Bias incidents, and why I started this website

The following is a letter I sent to my university’s president regarding incidents that have been classified as ‘bias incidents’ multiple times. After reading such emails, and seeing the political climate within my school lean towards more post-modernist ideas, I’ve been inclined to write about my thoughts.

This letter lead to me creating this website, and writing other posts on the topic. More specifically, the “auto-filled” response form I received from this email was rather disappointing, and frustrating.

This site also serves as a place for me to think about my own ideas, to attempt to understand myself and the world around me. Anything else, such as readership, that comes from the content creation of this site is secondary. I will gladly engage in conversation with the readers, however my focus will be to try and organize my thoughts.


Hello [University President],

I would like to start off by saying that I appreciate the work the school has done thus far in eliminating hateful and racist actions taken by members of our community. These acts should not be tolerated, and given the response to the recent demonstrations of hate, it’s clear these incidents are taken seriously.

After reading the last few emails sent regarding such incidents, {redacted}, the term “bias incident” is being used throughout the emails in each institution-wide message.

What do you define as a bias incident? I understand incidents involving hate can be categorized as hate crime, or hate speech, but the term “bias incident” seems far too broad to use in criminal prosecution, especially when used to define policy and procedures going forward.

According to the Merriam Webster Dictionary, two such definitions of bias, at least the two I assume are most closely related to the context in the emails, are as such:

b :an inclination of temperament or outlook; especially :a personal and sometimes unreasoned judgment     :prejudice

  c :an instance of such prejudice

These definitions can be found here:

In the context of prejudice, such a term is also very broad without giving context to the situation. Based on the context of the email messages, it can be assumed that such terms, both “bias” and “prejudice”, are referring to more hateful actions to a group of people, or to an individual.

However, I fear that given the broad interpretation of these two terms, if they are given merit in legal prosecution, or in legislation affecting our community, that these broad terms have the potential to be used in a way that was not intended of it’s original inceptors.

I have a great deal of trust in our community to uphold the correct values and goals of these terms if they are used in legislation.
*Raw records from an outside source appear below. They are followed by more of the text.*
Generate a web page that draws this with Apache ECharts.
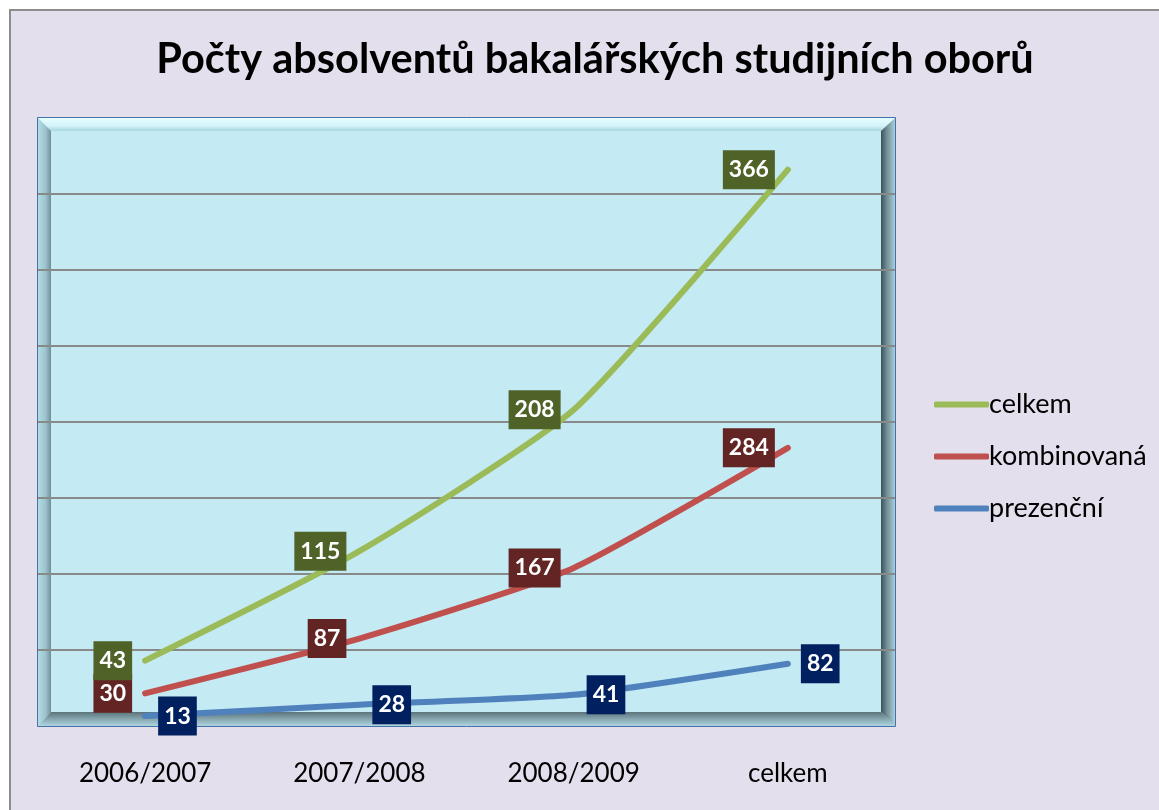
<!DOCTYPE html>
<html>
<head>
<meta charset="utf-8">
<script src="https://cdn.jsdelivr.net/npm/echarts@6/dist/echarts.min.js"></script>
<style>
html,body{margin:0;padding:0;background:#ffffff;}
#c{width:1159px;height:810px;}
</style>
</head>
<body>
<div id="c"></div>
<script>
var titleText = 'Počty absolventů bakalářských studijních oborů';
var categories = ['2006/2007', '2007/2008', '2008/2009', 'celkem'];
var prezencni = [13, 28, 41, 82];
var kombinovana = [30, 87, 167, 284];
var celkem = [43, 115, 208, 366];
var seriesNames = ['prezenční', 'kombinovaná', 'celkem'];
var legendOrder = ['celkem', 'kombinovaná', 'prezenční'];

var FONT = 'Lato, "Open Sans", sans-serif';
var chart = echarts.init(document.getElementById('c'), null, {renderer: 'canvas'});

function lin(x1, y1, x2, y2, stops) {
  return new echarts.graphic.LinearGradient(x1, y1, x2, y2, stops.map(function (s) { return {offset: s[0], color: s[1]}; }));
}

function mkSeries(name, data, lineColor, labelBg, pos) {
  return {
    name: name,
    type: 'line',
    stack: 'total',
    data: data,
    smooth: 0.18,
    symbol: 'circle',
    symbolSize: 0,
    showSymbol: true,
    lineStyle: {color: lineColor, width: 6, cap: 'round', join: 'round'},
    itemStyle: {color: lineColor},
    label: {
      show: true,
      position: pos,
      distance: 13,
      color: '#ffffff',
      fontFamily: FONT,
      fontWeight: 'bold',
      fontSize: 23,
      backgroundColor: labelBg,
      padding: [8, 6, 7, 6],
      lineHeight: 24
    },
    emphasis: {disabled: true},
    animation: false
  };
}

var option = {
  backgroundColor: '#ffffff',
  animation: false,
  graphic: [
    {type: 'rect', z: -20, shape: {x: 10, y: 10, width: 1160, height: 820}, style: {fill: '#E4DFEC', stroke: '#8C8C8C', lineWidth: 2}},
    {type: 'rect', z: -10, shape: {x: 37.5, y: 117.5, width: 858, height: 609}, style: {fill: '#C4EAF4', stroke: '#4672AA', lineWidth: 1}},
    {type: 'polygon', z: -9, shape: {points: [[38, 118], [895, 118], [881, 131], [51, 131]]}, style: {fill: lin(0, 0, 0, 1, [[0, '#E6FEFF'], [0.6, '#D2F4FA'], [1, '#A9D6E0']])}},
    {type: 'polygon', z: -9, shape: {points: [[38, 118], [51, 131], [51, 712], [38, 726]]}, style: {fill: lin(0, 0, 1, 0, [[0, '#B3DCE6'], [0.6, '#9CC2CC'], [1, '#6E8E98']])}},
    {type: 'polygon', z: -9, shape: {points: [[895, 118], [895, 726], [881, 712], [881, 131]]}, style: {fill: lin(0, 0, 1, 0, [[0, '#3E5158'], [0.4, '#6F8C94'], [1, '#A9D0DA']])}},
    {type: 'polygon', z: -9, shape: {points: [[38, 726], [895, 726], [881, 712], [51, 712]]}, style: {fill: lin(0, 0, 0, 1, [[0, '#5C737B'], [0.5, '#86A6AF'], [1, '#AFD6DF']])}}
  ],
  title: {
    text: titleText,
    left: 590,
    top: 34,
    textAlign: 'center',
    textStyle: {fontFamily: FONT, fontWeight: 'bold', fontSize: 41.5, color: '#000000'}
  },
  legend: {
    orient: 'vertical',
    left: 929,
    top: 386,
    data: legendOrder,
    icon: 'roundRect',
    itemWidth: 55,
    itemHeight: 6,
    itemGap: 25,
    textStyle: {fontFamily: FONT, fontSize: 27, color: '#000000', padding: [0, 0, 0, -5]},
    selectedMode: false
  },
  grid: {left: 38, top: 118, width: 857, height: 608, containLabel: false},
  xAxis: {
    type: 'category',
    data: categories,
    boundaryGap: true,
    axisLine: {show: false},
    axisTick: {show: false},
    axisLabel: {fontFamily: FONT, fontSize: 26, color: '#000000', margin: 35}
  },
  yAxis: {
    type: 'value',
    min: 0,
    max: 800,
    interval: 100,
    axisLine: {show: false},
    axisTick: {show: false},
    axisLabel: {show: false},
    splitLine: {show: true, showMinLine: false, showMaxLine: false, lineStyle: {color: '#898989', width: 2}}
  },
  series: [
    mkSeries(seriesNames[0], prezencni, '#4F81BD', '#002060', 'right'),
    mkSeries(seriesNames[1], kombinovana, '#C0504D', '#632523', 'left'),
    mkSeries(seriesNames[2], celkem, '#9BBB59', '#4F6228', 'left')
  ]
};
chart.setOption(option);
</script>
</body>
</html>
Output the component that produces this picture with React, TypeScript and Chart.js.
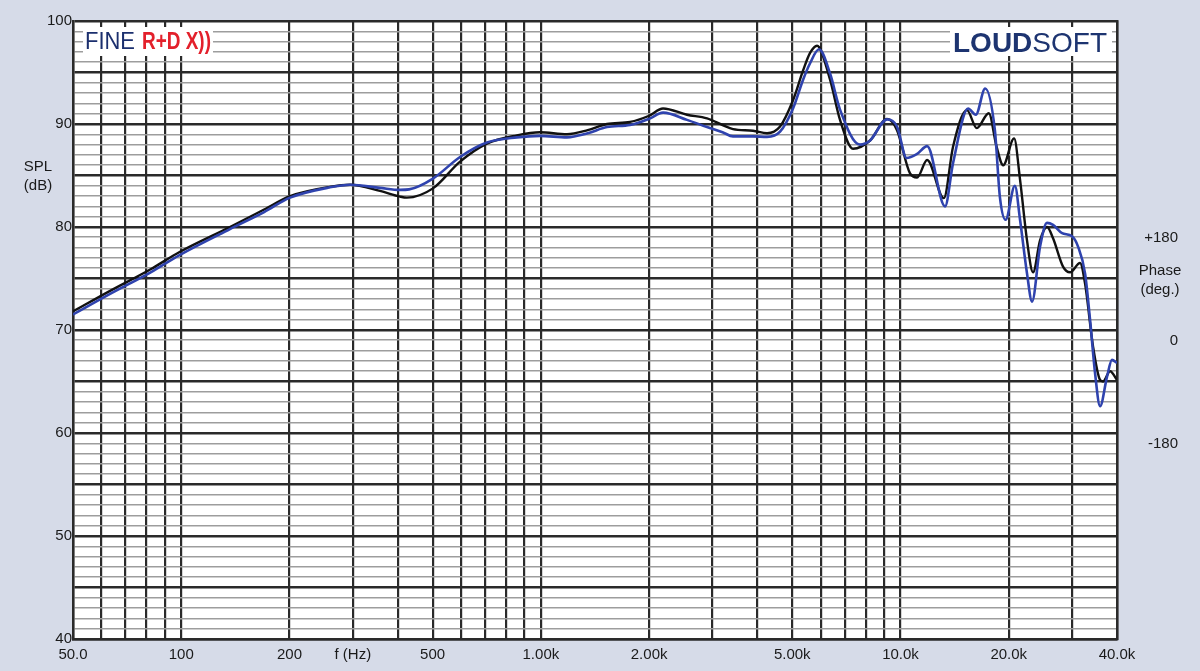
import React, { useEffect, useRef } from "react";
import { Chart, registerables } from "chart.js";

Chart.register(...registerables);

// ---- data ----
const blackFreq = [50, 63.4, 82.2, 99.2, 136.6, 170, 200.7, 259, 295, 357, 406, 424, 501, 596, 708, 858, 994, 1182, 1350, 1527, 1770, 2000, 2186, 2549, 2898, 3200, 3422, 3890, 4255, 4625, 5025, 5360, 5605, 5860, 6370, 6790, 7380, 8230, 9175, 9780, 10630, 11120, 11860, 13200, 14000, 15300, 16300, 17600, 18500, 19300, 20700, 21500, 22480, 23370, 24440, 25560, 26560, 28310, 29610, 31570, 32600, 34310, 35890, 36590, 38270, 40000];
const blackSpl = [71.8, 73.8, 75.9, 77.6, 80.0, 81.7, 83.0, 83.9, 84.1, 83.5, 82.95, 82.85, 83.75, 86.35, 88.1, 88.9, 89.2, 89.0, 89.4, 90.0, 90.2, 90.8, 91.5, 90.9, 90.55, 89.9, 89.5, 89.35, 89.1, 89.75, 92.3, 95.2, 96.9, 97.6, 94.3, 90.4, 87.6, 88.4, 90.5, 89.4, 85.2, 84.8, 86.5, 82.8, 87.8, 91.35, 89.6, 91.05, 87.8, 86.0, 88.6, 84.6, 78.7, 75.6, 78.7, 80.0, 78.9, 76.15, 75.6, 76.5, 74.5, 68.4, 65.15, 65.0, 66.0, 65.15];

const blueFreq = [50, 63.4, 82.2, 99.2, 136.6, 170, 200.7, 259, 295, 357, 406, 430, 501, 596, 708, 858, 994, 1182, 1350, 1527, 1770, 2000, 2186, 2549, 2898, 3200, 3422, 3890, 4255, 4625, 5025, 5360, 5605, 5935, 6370, 6790, 7715, 8230, 9175, 9780, 10400, 11120, 11860, 13300, 14000, 15420, 16200, 17200, 18300, 18900, 19600, 20800, 21500, 22480, 23220, 24440, 25560, 26560, 28140, 29990, 31170, 32600, 33660, 34760, 35890, 37540, 38730, 40000];
const blueSpl = [71.5, 73.5, 75.6, 77.3, 79.8, 81.45, 82.85, 83.85, 84.1, 83.8, 83.6, 83.65, 84.7, 86.8, 88.2, 88.7, 88.85, 88.7, 89.1, 89.7, 89.9, 90.5, 91.1, 90.4, 89.7, 89.2, 88.8, 88.8, 88.75, 89.25, 91.5, 94.3, 95.9, 97.25, 94.9, 91.4, 88.0, 88.4, 90.45, 89.75, 86.7, 87.1, 87.85, 82.0, 86.2, 91.5, 90.9, 93.45, 89.4, 82.9, 80.7, 84.0, 80.7, 75.5, 72.75, 78.1, 80.4, 80.2, 79.4, 79.1, 78.1, 75.5, 71.0, 65.8, 62.6, 65.5, 67.1, 66.8];

const freqGrid = [50, 60, 70, 80, 90, 100, 200, 300, 400, 500, 600, 700, 800, 900, 1000, 2000, 3000, 4000, 5000, 6000, 7000, 8000, 9000, 10000, 20000, 30000, 40000];
const freqLabelValues = [50, 100, 200, 300, 500, 1000, 2000, 5000, 10000, 20000, 40000];
const freqLabelTexts = ["50.0", "100", "200", "f (Hz)", "500", "1.00k", "2.00k", "5.00k", "10.0k", "20.0k", "40.0k"];

const splMin = 40;
const splMax = 100;
const splLabelValues = [40, 50, 60, 70, 80, 90, 100];

const phaseTickValues = [-180, 0, 180];
const phaseTickTexts = ["-180", "0", "+180"];
const phaseMin = -521;
const phaseMax = 559;

const DARK = "#2a2a2a";
const GRAY = "#9d9d9d";
const BG = "#d6dbe8";
const FONT = "'Liberation Sans', Arial, sans-serif";

const AREA_TOP = 21;
const AREA_BOTTOM = 639;

const decorPlugin = {
  id: "decor",
  beforeDraw(chart: any) {
    const { ctx, chartArea } = chart;
    ctx.save();
    ctx.fillStyle = BG;
    ctx.fillRect(0, 0, chart.width, chart.height);
    ctx.fillStyle = "#ffffff";
    ctx.fillRect(chartArea.left, chartArea.top, chartArea.right - chartArea.left, chartArea.bottom - chartArea.top);
    ctx.restore();
  },
  beforeDatasetsDraw(chart: any) {
    const { ctx } = chart;
    ctx.save();
    ctx.fillStyle = "#ffffff";
    ctx.fillRect(83, 27, 130, 29);
    ctx.fillRect(950, 27, 162, 29);
    ctx.textBaseline = "alphabetic";
    ctx.textAlign = "left";
    ctx.fillStyle = "#1b2f6e";
    ctx.font = `23px ${FONT}`;
    ctx.fillText("FINE", 85, 49, 50);
    ctx.fillStyle = "#e3202b";
    ctx.font = `bold 23px ${FONT}`;
    ctx.fillText("R+D X))", 142, 49, 69);
    ctx.fillStyle = "#1d3470";
    ctx.font = `bold 28px ${FONT}`;
    ctx.fillText("LOUD", 953, 52);
    const w = ctx.measureText("LOUD").width;
    ctx.font = `28px ${FONT}`;
    ctx.fillText("SOFT", 953 + w, 52);
    ctx.fillStyle = "#1a1a1a";
    ctx.font = `15px ${FONT}`;
    ctx.textAlign = "center";
    ctx.textBaseline = "middle";
    ctx.fillText("SPL", 38, 167);
    ctx.fillText("(dB)", 38, 186);
    ctx.fillText("Phase", 1160, 271);
    ctx.fillText("(deg.)", 1160, 290);
    ctx.restore();
  },
};

export default function App() {
  const ref = useRef<HTMLCanvasElement | null>(null);
  useEffect(() => {
    if (!ref.current) return;
    const dims = { xH: 32 };
    const chart = new Chart(ref.current, {
      type: "line",
      data: {
        datasets: [
          {
            label: "blue",
            data: blueFreq.map((f, i) => ({ x: f, y: blueSpl[i] })),
            borderColor: "#2f43ae",
            borderWidth: 2.6,
            pointRadius: 0,
            cubicInterpolationMode: "monotone",
            fill: false,
          },
          {
            label: "black",
            data: blackFreq.map((f, i) => ({ x: f, y: blackSpl[i] })),
            borderColor: "#111111",
            borderWidth: 2.4,
            pointRadius: 0,
            cubicInterpolationMode: "monotone",
            fill: false,
          },
        ],
      },
      options: {
        responsive: false,
        animation: false,
        events: [],
        layout: { padding: { top: AREA_TOP, left: 0, right: 22, bottom: 0 } },
        plugins: { legend: { display: false }, tooltip: { enabled: false }, title: { display: false } },
        scales: {
          x: {
            type: "logarithmic",
            min: 50,
            max: 40000,
            afterBuildTicks: (s: any) => {
              s.ticks = freqGrid.map((v) => ({ value: v }));
            },
            afterFit: (s: any) => {
              s.height = dims.xH;
            },
            ticks: {
              autoSkip: false,
              maxRotation: 0,
              minRotation: 0,
              padding: 7,
              color: "#1a1a1a",
              font: { family: FONT, size: 15 },
              callback: (v: any) => {
                const i = freqLabelValues.indexOf(Number(v));
                return i >= 0 ? freqLabelTexts[i] : "";
              },
            },
            grid: { color: DARK, lineWidth: 2.2, drawTicks: false },
            border: { display: true, color: DARK, width: 2.5 },
          },
          y: {
            type: "linear",
            position: "left",
            min: splMin,
            max: splMax,
            afterBuildTicks: (s: any) => {
              const t = [];
              for (let v = splMin; v <= splMax; v++) t.push({ value: v });
              s.ticks = t;
            },
            afterFit: (s: any) => {
              s.width = 73;
            },
            ticks: {
              autoSkip: false,
              padding: 1,
              color: "#1a1a1a",
              font: { family: FONT, size: 15 },
              callback: (v: any) => (splLabelValues.includes(Number(v)) ? String(v) : ""),
            },
            grid: {
              drawTicks: false,
              color: (c: any) => (c.tick && c.tick.value % 5 === 0 ? DARK : GRAY),
              lineWidth: (c: any) => (c.tick && c.tick.value % 5 === 0 ? 2.5 : 1.6),
            },
            border: { display: true, color: DARK, width: 2.5 },
          },
          y2: {
            type: "linear",
            position: "right",
            min: phaseMin,
            max: phaseMax,
            afterBuildTicks: (s: any) => {
              s.ticks = phaseTickValues.map((v) => ({ value: v }));
            },
            afterFit: (s: any) => {
              s.width = 61;
            },
            ticks: {
              autoSkip: false,
              crossAlign: "far",
              padding: 4,
              color: "#1a1a1a",
              font: { family: FONT, size: 15 },
              callback: (v: any) => {
                const i = phaseTickValues.indexOf(Number(v));
                return i >= 0 ? phaseTickTexts[i] : "";
              },
            },
            grid: { display: false, drawTicks: false },
            border: { display: true, color: DARK, width: 2.5 },
          },
        },
      },
      plugins: [decorPlugin],
    } as any);
    // pin the plot area to the reference's pixel box
    for (let k = 0; k < 4; k++) {
      const ca = chart.chartArea;
      const dt = ca.top - AREA_TOP;
      const db = ca.bottom - AREA_BOTTOM;
      if (Math.abs(dt) < 0.5 && Math.abs(db) < 0.5) break;
      const pad = (chart.options as any).layout.padding;
      pad.top = Math.max(0, pad.top - dt);
      dims.xH = dims.xH + db;
      chart.update();
    }
    return () => chart.destroy();
  }, []);
  return (
    <div style={{ position: "absolute", left: 0, top: 0, width: 1200, height: 671, background: BG }}>
      <canvas ref={ref} width={1200} height={671} style={{ display: "block", width: 1200, height: 671 }} />
    </div>
  );
}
However, as an institution, and as a community, we should not be relying on correct assumptions to be made today, and the future, instead we should be clearly defining what these actions are in the context of the law. Are these hate crimes, hate speech, or another form of crime? Describing such actions as bias incidents does not give these circumstances the weight it deserves, especially given the current political climate.

We should not be tiptoeing over clearly defining what crimes have been committed. For if we broadly categorize such incidents as broadly as they are being described now, I fear we are on the path to an Orwellian society. It is the responsibility of academic institutions to uphold the values of today, and to ensure that time does not erode them to misinterpretations tomorrow.

Again, I believe the faculty and community at {university} have good intentions in mind, to prevent hate crime, and to foster the learning of it’s students. But I feel that I must speak up when I see the canary’s breath labor within the mine.